BTW I did not have any actual file system corruptions, just crashes or weird file system issues (like empty folders, or missing files). Whenever I encountered those, I rebooted to find the files unharmed.
comment:32 by , 2 months ago
The virtio fixes aren't pushed just yet.
I'd test with virtio-net first until the block changes are merged.
comment:33 by , 2 months ago
The changes were merged in hrev58076, so it'd be interesting to see if they fix this or not.

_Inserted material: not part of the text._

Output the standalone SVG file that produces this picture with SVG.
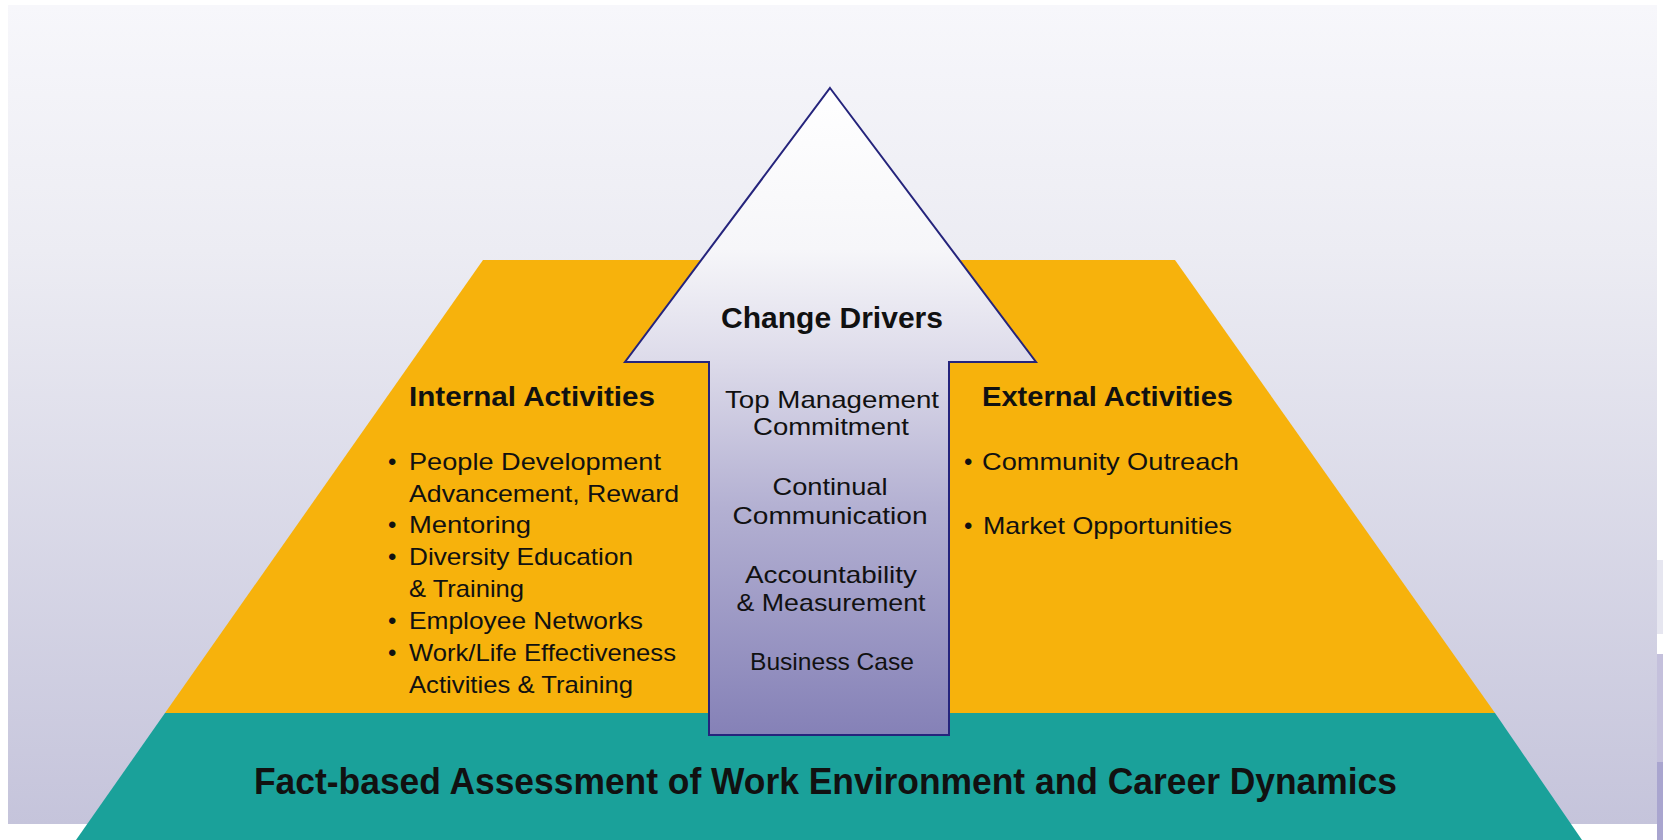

comment:34 by , 2 months ago
This release obviously wasn't built yet, so I'm still on hrev58057 for now. Will check again, soon. I have already enabled virtio-net now, but that doesn't seem to have caused any regressions for now (but it's only up since 36 hours). Maybe it's a good thing to give that one more time to settle, after all :-)
comment:35 by , 2 months ago
Just to give an update, I'm now running hrev58097 since about 30 hours with enabled virtio-blk and virtio-net.
comment:37 by , 2 months ago
It just crashed again while transferring files via SFTP, new screenshots attached. I will now restart it again without virtio-blk again.
Possibly some kind of memory corruption. The x86VMTranslationMap assert has other tickets but they may always just be due to memory issues.